Lawless (John Hillcoat, 2012)

The story of a boy among men is the central idea that John Hillcoat’s Lawless tinkers with. Remove the Prohibition-era setting, the drab attire, and moonshine terminology and you’re left with a practical narrative about how the youngest of three attempts to assert a measure of masculinity. Hillcoat and writer Nick Cave would have been better served to thoroughly acknowledge this thematic element instead of diverting their attention to the many story detours that shape Lawless, as the film suffers from an insufferable level of “plotiness”. Lawless never affords any of its characters the opportunity to branch out their narrative constraints – they’re so poorly drawn into very shaggy plot detours, only moving within the narrative framework for the benefit of whatever the story dictates.

Of the central characters, the most well-defined is the least interesting. Jack Bondurant (Shia LaBeouf) narrates the opening sequence prior to Lawless, indicating that this is indeed his story to tell. But Nick Cave’s script makes no effort to follow on this promise. Instead, we navigate the first act with the growing idea that the story is actually Forrest Bondurant’s (Tom Hardy) to tell. There’s promise in the first act, largely due to Hardy’s immediate presence. But in one of the film’s many lapses of judgment, focus is shifted on and off between various characters with nothing to unite their experiences or build on a potential momentum.

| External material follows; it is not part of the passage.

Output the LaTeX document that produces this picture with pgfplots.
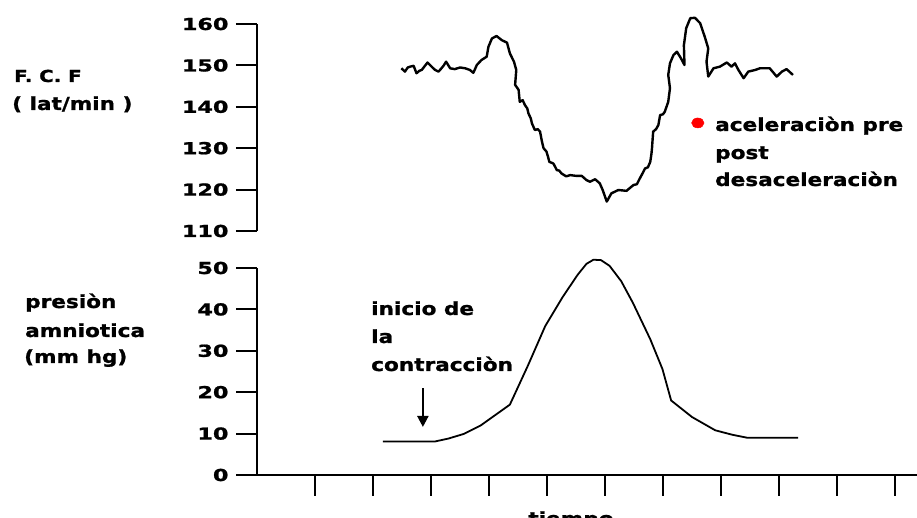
\documentclass[border=0pt]{standalone}
\usepackage{fontspec}
\setmainfont{DejaVu Sans}[FakeStretch=1.2]
\newfontfamily\labfont{DejaVu Sans Bold}[FakeStretch=1.2, FakeBold=1.2]
\newfontfamily\tickfont{DejaVu Sans Bold}[FakeStretch=1.35, FakeBold=1.2]
\usepackage{pgfplots}
\pgfplotsset{compat=1.18}
\usetikzlibrary{arrows.meta}
\newcommand{\lab}{\labfont\fontsize{18}{27.5}\selectfont}
\pgfplotsset{mystyle/.style={
  scale only axis, width=660pt, height=207pt,
  xmin=0, xmax=11.379,
  tick style={line width=2pt,black},
  major tick length=21pt,
  /pgf/number format/assume math mode=true,
  ticklabel style={font=\tickfont\fontsize{16.5}{18}\selectfont},
  yticklabel style={xshift=-4pt},
  clip=false
}}
\begin{document}
\begin{tikzpicture}
\path[use as bounding box] (0pt,0pt) rectangle (917pt,518pt);
% top axis: F.C.F
\begin{axis}[mystyle, at={(257pt,287pt)}, anchor=south west,
  ymin=110, ymax=160, ytick={110,120,...,160},
  axis x line=none, axis y line=left,
  axis line style={line width=2pt,-}, tick align=outside]
\addplot[black, line width=2.4pt, line join=round] coordinates {
(2.49,149.3)(2.55,148.5)(2.60,149.5)(2.64,149.7)(2.70,149.9)(2.75,148.1)(2.80,148.7)(2.84,148.9)
(2.89,149.8)(2.94,150.7)(3.01,149.7)(3.07,148.9)(3.13,148.5)(3.18,149.3)(3.22,150.0)(3.26,150.9)
(3.33,149.3)(3.41,149.1)(3.50,149.5)(3.59,149.3)(3.67,148.9)(3.73,148.2)(3.79,150.1)(3.87,151.3)
(3.96,152.1)(3.99,154.5)(4.05,156.5)(4.13,157.1)(4.22,156.1)(4.31,155.5)(4.36,152.9)(4.43,150.9)
(4.47,148.9)(4.45,145.3)(4.51,144.1)(4.53,141.2)(4.58,141.6)(4.62,140.4)(4.66,139.6)(4.68,138.4)
(4.72,137.2)(4.74,136.0)(4.79,134.4)(4.84,134.6)(4.88,134.0)(4.91,131.8)(4.94,130.0)(4.99,129.2)
(5.02,127.8)(5.04,126.7)(5.11,126.3)(5.17,124.7)(5.21,124.6)(5.25,123.9)(5.33,123.2)
(5.40,123.5)(5.51,123.3)(5.60,123.3)(5.68,122.3)(5.74,121.9)(5.83,122.5)(5.91,121.5)(5.96,119.9)
(6.03,117.1)(6.11,119.1)(6.23,119.9)(6.37,119.7)(6.49,121.1)(6.55,121.3)(6.60,122.7)(6.65,124.0)
(6.69,125.1)(6.74,125.4)(6.78,126.7)(6.80,128.6)(6.81,130.0)(6.83,134.0)(6.88,134.6)(6.92,135.6)
(6.95,138.0)(7.00,138.2)(7.03,138.8)(7.06,140.0)(7.09,141.2)(7.12,144.5)(7.09,147.7)
(7.12,150.5)(7.18,152.5)(7.24,153.3)(7.31,151.7)(7.37,150.1)(7.36,154.9)(7.40,159.0)(7.47,161.4)
(7.55,161.5)(7.64,160.2)(7.72,156.9)(7.78,154.1)(7.75,150.9)(7.78,147.3)(7.87,149.3)(7.98,149.7)
(8.10,150.7)(8.18,149.7)(8.24,150.5)(8.30,148.9)(8.39,146.9)(8.47,148.5)(8.59,148.9)(8.67,149.3)
(8.84,149.3)(8.96,147.3)(9.05,148.5)(9.13,149.1)(9.24,147.7)
};
\addplot[only marks, mark=*, mark size=5pt, color=red, mark options={xscale=1.25, fill=red, draw=red}]
  coordinates {(7.60,136.1)};
\end{axis}
% bottom axis: presion amniotica
\begin{axis}[mystyle, at={(257pt,43pt)}, anchor=south west,
  ymin=0, ymax=50, ytick={0,10,...,50},
  xtick={1,2,...,11}, xticklabels={},
  axis x line=bottom, axis y line=left,
  axis line style={line width=2pt,-}, tick align=outside]
\addplot[black, line width=1.8pt, line join=round] coordinates {
(2.17,8.1)(3.07,8.1)(3.30,8.8)(3.56,9.9)(3.86,12.0)(4.36,17.0)(4.67,26.4)(4.97,36.0)(5.27,43.0)
(5.53,48.4)(5.68,51.0)(5.80,52.0)(5.93,51.9)(6.08,50.5)(6.28,46.8)(6.48,41.6)(6.78,32.8)(6.99,25.6)
(7.14,18.0)(7.50,14.0)(7.90,10.8)(8.20,9.7)(8.45,9.0)(9.33,9.0)
};
\draw[line width=2.2pt, -{Triangle[length=11pt,width=11pt]}] (axis cs:2.86,21.0) -- (axis cs:2.86,11.6);
\end{axis}
% labels
\node[anchor=base west, inner sep=0, font=\labfont\fontsize{16.5}{18}\selectfont] at (14pt,436pt) {F. C. F};
\node[anchor=base west, inner sep=0, font=\lab] at (12pt,408pt) {( lat/min )};
\node[anchor=base west, inner sep=0, font=\lab] at (25pt,210pt) {presiòn};
\node[anchor=base west, inner sep=0, font=\lab] at (25pt,181pt) {amniotica};
\node[anchor=base west, inner sep=0, font=\lab] at (24pt,155pt) {(mm hg)};
\node[anchor=base west, inner sep=0, font=\lab] at (371pt,203pt) {inicio de};
\node[anchor=base west, inner sep=0, font=\lab] at (371pt,175pt) {la};
\node[anchor=base west, inner sep=0, font=\lab] at (371pt,147pt) {contracciòn};
\node[anchor=base west, inner sep=0, font=\lab] at (715pt,387pt) {aceleraciòn pre};
\node[anchor=base west, inner sep=0, font=\lab] at (715pt,359pt) {post};
\node[anchor=base west, inner sep=0, font=\lab] at (715pt,332pt) {desaceleraciòn};
\node[anchor=base, inner sep=0, font=\lab] at (571pt,-7pt) {tiempo};
\end{tikzpicture}
\end{document}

That potential is what makes Lawless such a disappointingly frustrating film. There are many ideas seen throughout the picture that indicates a rich story worth telling. But Cave’s disjointed scripting is compounded by Hillcoat’s ambivalent direction, therein making any glimmer of intrigue demonstrated by Hardy feel like a wasted effort. The talented ensemble is hindered by material that lacks depth and momentum, with Jessica Chastain and Mia Wasikowska left with nothing meaningful to delve into. LaBeouf’s presence is dwarfed by virtually everyone he shares the screen with; making him one of the least interesting leads I’ve seen in quite some time.

Films of this nature rarely strike a chord with me – showcases in male bravado and hyper-violence rarely do. But the crucial difference between Lawless and a film like Killer Joe is that, even as they drip of male wish-fulfillment, there’s a measure of craft on display that projects the images with a sense of purpose. Lawless does not execute on the bravado its characters attempt to project – it is merely mirroring concepts seen in other films without understanding their significance. Without this understanding, Lawless is merely a series of pointless vignettes strung together by ideas that were better executed by other filmmakers.